Traders and even longer-term investors can use VIX options as a relatively inexpensive insurance policy on their open positions, explains CBOE options instructor Jim Bittman.

How do you use VIX options to protect a portfolio? Our guest today is Jim Bittman to talk about that.

Jim, let’s first talk about how you use VIX options to protect an overall portfolio.

Well, people who watch the Volatility Index (VIX) should be aware that when the market goes down, VIX tends to go up. The logical portfolio protection strategy is to buy call options on VIX.

When VIX is low, there does not appear to be a disaster on the horizon. It’s kind of like how you buy an insurance policy on your car not when you’re sliding into the brick wall, but when you’re home and the car is parked in the garage and there is no danger in sight.

When VIX is low, that implies there’s a lot of complacency in the market. Nobody expects anything bad to happen, but as we all know, the market has downdrafts. News comes out of nowhere; economic reports; developments from Europe; any number of things can cause the market to go down.

If you have some VIX options in your portfolio, then when the market has this unexpected downdraft and volatility—through the VIX index—shoots up, then your call options will be in place to benefit.

People who do this on a regular basis have said that it is cheaper to buy VIX options on a consistent basis. When they expire worthless, that’s a cost, but that cost is lower than buying index put options on a portfolio.

When you say VIX is low, give us a number or context for what that means.

Well, you know, this is all subject to judgment, but typically, a low VIX is below 20%. In some market environments, it can be below 15%, but that’s generally considered to be low.

A VIX above 30% is generally considered to be high. Now VIX can go to 40% or 50%, and it has been much higher, but typically, those are the ranges that people talk about.

Jim, what do you suggest in terms of how far out I should buy these call options?

Well, VIX has a tendency to spike dramatically in a very short period of time when an unexpected market disruption occurs.

Believe it or not, people are buying out-of-the-money VIX calls with a month to go.
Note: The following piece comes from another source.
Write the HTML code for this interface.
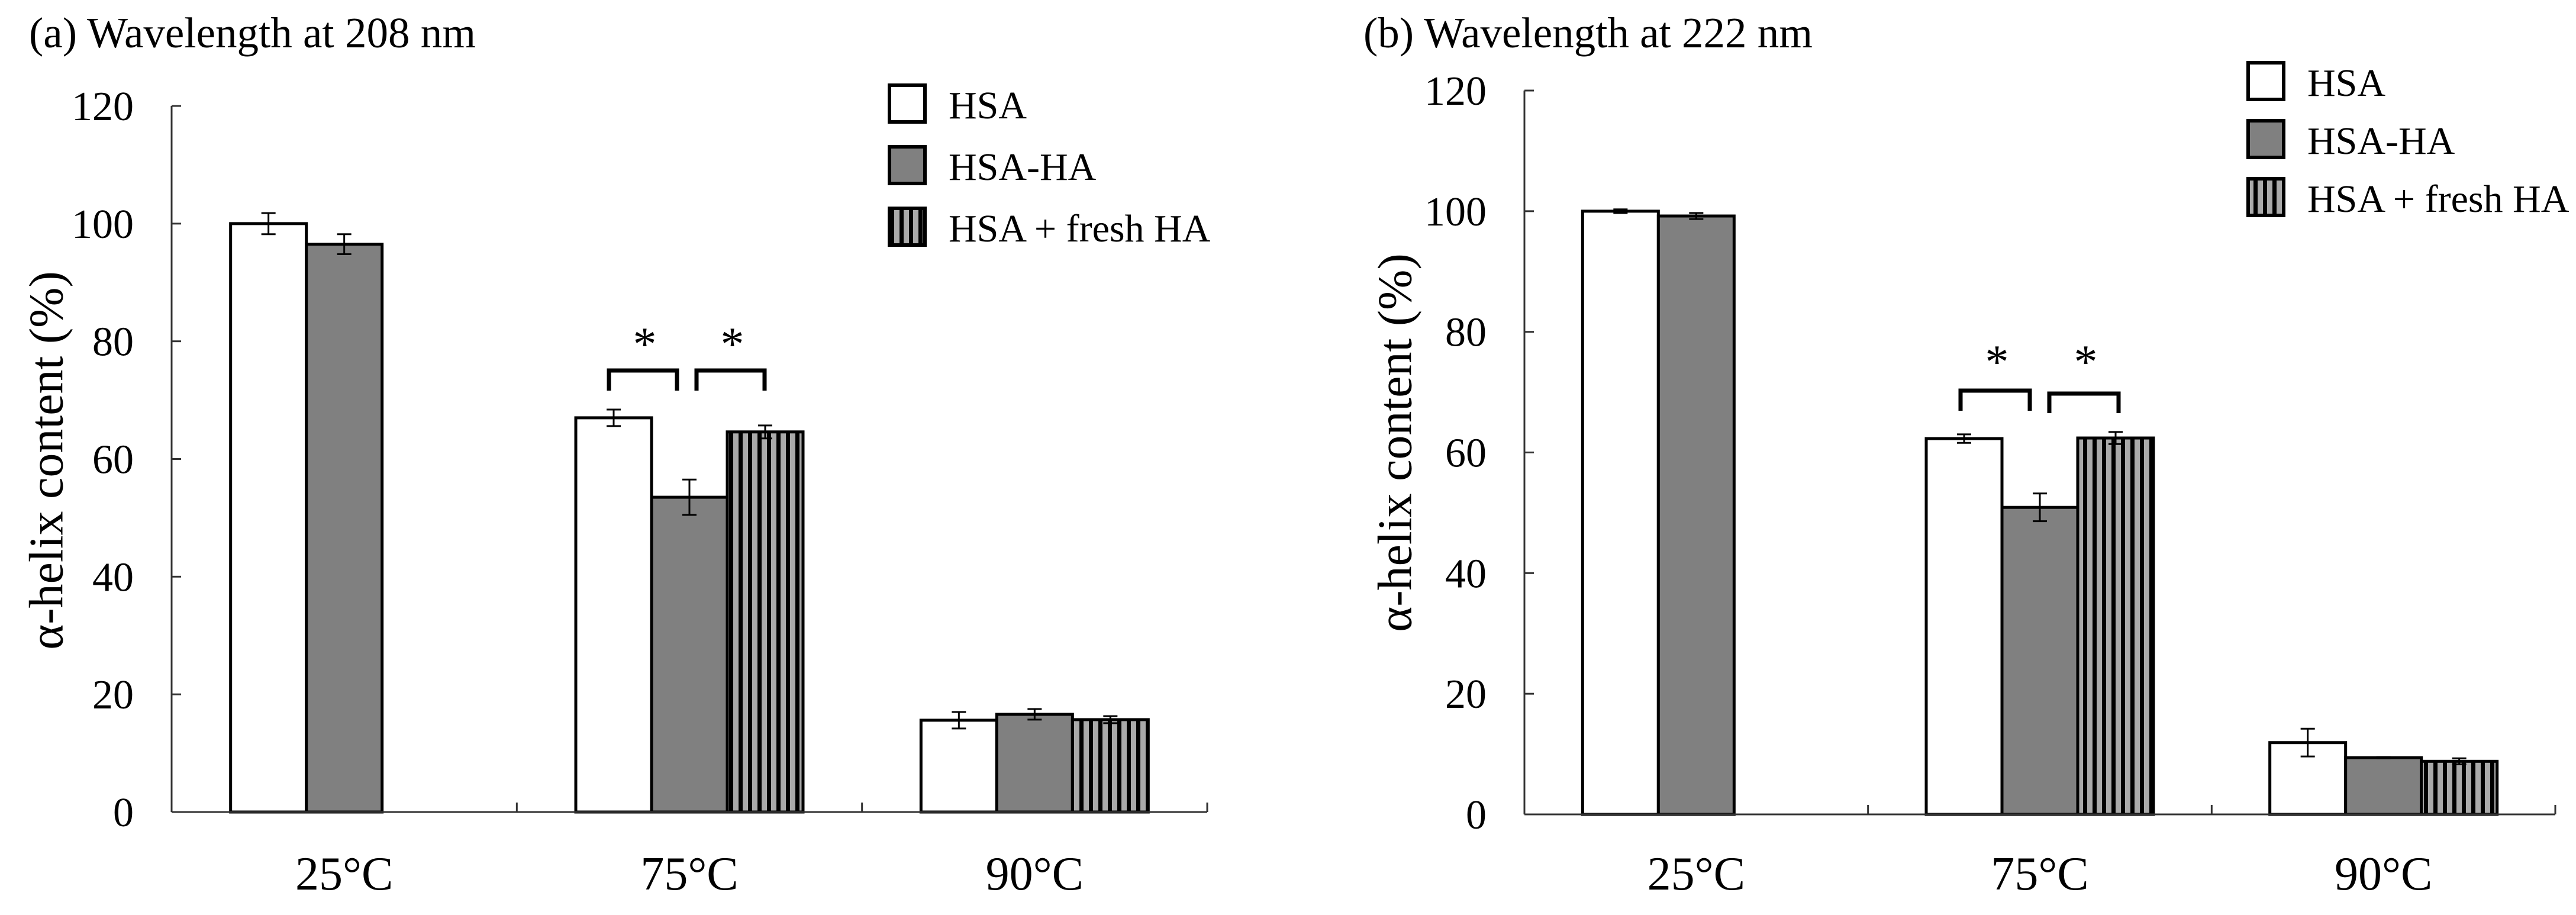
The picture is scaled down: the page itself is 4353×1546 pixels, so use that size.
<!DOCTYPE html>
<html><head><meta charset="utf-8">
<style>
html,body{margin:0;padding:0;background:#fff;}
svg{display:block;font-family:"Liberation Serif","Times New Roman",serif;}
</style></head>
<body>
<svg id="fig" width="4353" height="1546" viewBox="0 0 4353 1546" xmlns="http://www.w3.org/2000/svg">
<defs>
<pattern id="stripes" patternUnits="userSpaceOnUse" width="16" height="16">
<rect x="0" y="0" width="16" height="16" fill="#aaaaaa"/>
<rect x="0" y="0" width="7" height="16" fill="#000"/>
</pattern>
</defs>
</svg>
<script>
// ---- data ----
const categories = ["25\u00b0C", "75\u00b0C", "90\u00b0C"];
const seriesNames = ["HSA", "HSA-HA", "HSA + fresh HA"];
const yTicks = [0, 20, 40, 60, 80, 100, 120];
// Panel (a) 208 nm
const a_HSA = [100, 67.0, 15.6];
const a_HSAHA = [96.5, 53.5, 16.6];
const a_fresh = [null, 64.6, 15.7];
const a_HSA_err = [1.8, 1.4, 1.4];
const a_HSAHA_err = [1.7, 3.0, 0.9];
const a_fresh_err = [null, 1.1, 0.6];
// Panel (b) 222 nm
const b_HSA = [100, 62.3, 11.9];
const b_HSAHA = [99.2, 50.9, 9.4];
const b_fresh = [null, 62.4, 8.8];
const b_HSA_err = [0.3, 0.7, 2.3];
const b_HSAHA_err = [0.5, 2.3, 0.1];
const b_fresh_err = [null, 1.0, 0.5];

const NS = "http://www.w3.org/2000/svg";
const svg = document.getElementById("fig");
function el(tag, attrs, parent, text) {
  const e = document.createElementNS(NS, tag);
  for (const k in attrs) e.setAttribute(k, attrs[k]);
  if (text !== undefined) e.textContent = text;
  (parent || svg).appendChild(e);
  return e;
}
const fills = ["#ffffff", "#808080", "url(#stripes)"];

function panel(cfg) {
  const g = el("g", {});
  
  
  const x0 = cfg.x0, x1 = cfg.x1, y0 = cfg.y0, yTop = cfg.yTop;
  const ymax = 120;
  const Y = v => y0 - (v / ymax) * (y0 - yTop);
  const catW = (x1 - x0) / categories.length;
  const barW = 128;
  const X = (ci, si) => x0 + catW * ci + catW / 2 - 1.5 * barW + si * barW;

  // title
  const t = el("text", {x: cfg.titleX, y: 80, "font-size": 73, fill: "#000"}, g, cfg.title);
  
  

  // y axis
  const ya = el("line", {x1: x0, y1: yTop, x2: x0, y2: y0, stroke: "#333", "stroke-width": 3}, g);
  
  
  yTicks.forEach(v => {
    const tk = el("line", {x1: x0, y1: Y(v), x2: x0 + 16, y2: Y(v), stroke: "#333", "stroke-width": 3}, g);
    
    
    const lb = el("text", {x: x0 - 64, y: Y(v) + 24, "font-size": 70, "text-anchor": "end", fill: "#000"}, g, String(v));
    
    
  });
  const yl = el("text", {x: 0, y: 0, "font-size": 82, "text-anchor": "middle", "dominant-baseline": "central", fill: "#000",
    transform: "translate(" + cfg.ylabX + "," + cfg.ylabY + ") rotate(-90)"}, g, "\u03b1-helix content (%)");
  
  

  // bars
  const series = [cfg.s0, cfg.s1, cfg.s2];
  const errs = [cfg.e0, cfg.e1, cfg.e2];
  series.forEach((vals, si) => {
    vals.forEach((v, ci) => {
      if (v === null) return;
      const bx = X(ci, si);
      const r = el("rect", {x: bx, y: Y(v), width: barW, height: y0 - Y(v), fill: fills[si], stroke: "#000", "stroke-width": 5}, g);
      
      
    });
  });
  // x axis
  const xa = el("line", {x1: x0, y1: y0, x2: x1, y2: y0, stroke: "#333", "stroke-width": 3}, g);
  
  
  for (let i = 1; i <= categories.length; i++) {
    const tk = el("line", {x1: x0 + catW * i, y1: y0, x2: x0 + catW * i, y2: y0 - 16, stroke: "#333", "stroke-width": 3}, g);
    
    
  }
  categories.forEach((c, ci) => {
    const lb = el("text", {x: x0 + catW * ci + catW / 2, y: 1503, "font-size": 80, "text-anchor": "middle", fill: "#000"}, g, c);
    
    
  });
  // error bars
  series.forEach((vals, si) => {
    vals.forEach((v, ci) => {
      const e = errs[si][ci];
      if (v === null || e === null) return;
      const cx = X(ci, si) + barW / 2;
      const eg = el("g", {stroke: "#000", "stroke-width": 3}, g);
      
      
      el("line", {x1: cx, y1: Y(v + e), x2: cx, y2: Y(v - e)}, eg);
      el("line", {x1: cx - 12, y1: Y(v + e), x2: cx + 12, y2: Y(v + e)}, eg);
      el("line", {x1: cx - 12, y1: Y(v - e), x2: cx + 12, y2: Y(v - e)}, eg);
    });
  });
  // significance brackets
  cfg.brackets.forEach(b => {
    const p = el("path", {d: "M" + b[0] + "," + b[3] + " L" + b[0] + "," + b[2] + " L" + b[1] + "," + b[2] + " L" + b[1] + "," + b[3],
      fill: "none", stroke: "#000", "stroke-width": 7}, g);
    
    
    const s = el("text", {x: (b[0] + b[1]) / 2 + 3, y: b[4], "font-size": 80, "text-anchor": "middle", fill: "#000"}, g, "*");
    
    
  });
  // legend
  const lg = el("g", {}, g);
  
  
  seriesNames.forEach((n, i) => {
    const r = el("rect", {x: cfg.legX, y: cfg.legY + i * cfg.legStep, width: 60, height: 62, fill: fills[i], stroke: "#000", "stroke-width": 6}, lg);
    
    
    const tx = el("text", {x: cfg.legX + 100, y: cfg.legY + i * cfg.legStep + 56, "font-size": 66, fill: "#000"}, lg, n);
    
    
  });
}

panel({name: "panel-a-208nm", title: "(a) Wavelength at 208 nm", titleX: 49,
  x0: 290, x1: 2040, y0: 1372, yTop: 179, ylabX: 78, ylabY: 778,
  s0: a_HSA, s1: a_HSAHA, s2: a_fresh, e0: a_HSA_err, e1: a_HSAHA_err, e2: a_fresh_err,
  brackets: [[1029, 1144, 626, 660, 608], [1177, 1292, 626, 660, 608]],
  legX: 1503, legY: 144, legStep: 104});
panel({name: "panel-b-222nm", title: "(b) Wavelength at 222 nm", titleX: 2304,
  x0: 2576, x1: 4318, y0: 1376, yTop: 153, ylabX: 2357, ylabY: 748,
  s0: b_HSA, s1: b_HSAHA, s2: b_fresh, e0: b_HSA_err, e1: b_HSAHA_err, e2: b_fresh_err,
  brackets: [[3313, 3430, 660, 694, 638], [3463, 3580, 665, 698, 638]],
  legX: 3799, legY: 106, legStep: 98});
</script>
</body></html>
They typically buy them five weeks in advance of the VIX expiration. You actually have two options for a week, but then you’ve got five weeks of protection overlapping a week, and then four more weeks. The last week is overlapped before you have four more weeks.

If this unexpected event were to happen in that last week, then you would have double protection, which would be fantastic, but you can’t predict these things, of course, so the vast majority of time, you would have one unit of protection and that’s the way it would work.

Alright, and then finally, on a hypothetical $100,000 portfolio, how much should I buy? Should I buy enough to protect the entire portfolio, a portion of it; what do you suggest there?

Believe it or not, as simple as that question sounds, it is a very, very difficult question to answer.

Basically, if you believe that your $100,000 portfolio might decline 10%, or a $10,000 loss, then you would buy ten VIX options, and if VIX were to go ten points above your strike price—which is a very reasonable expectation—then each of those options would be worth $10,000 and largely offset your portfolio decline.

There’s a lot of guesses in that method, like by how much money might your portfolio decline, and how high might VIX go, but these are the decisions that have to be made; there’s no formula that tells you. It’s not like I have a $100,000 house, so I buy a $100,000 policy; it is a different concept.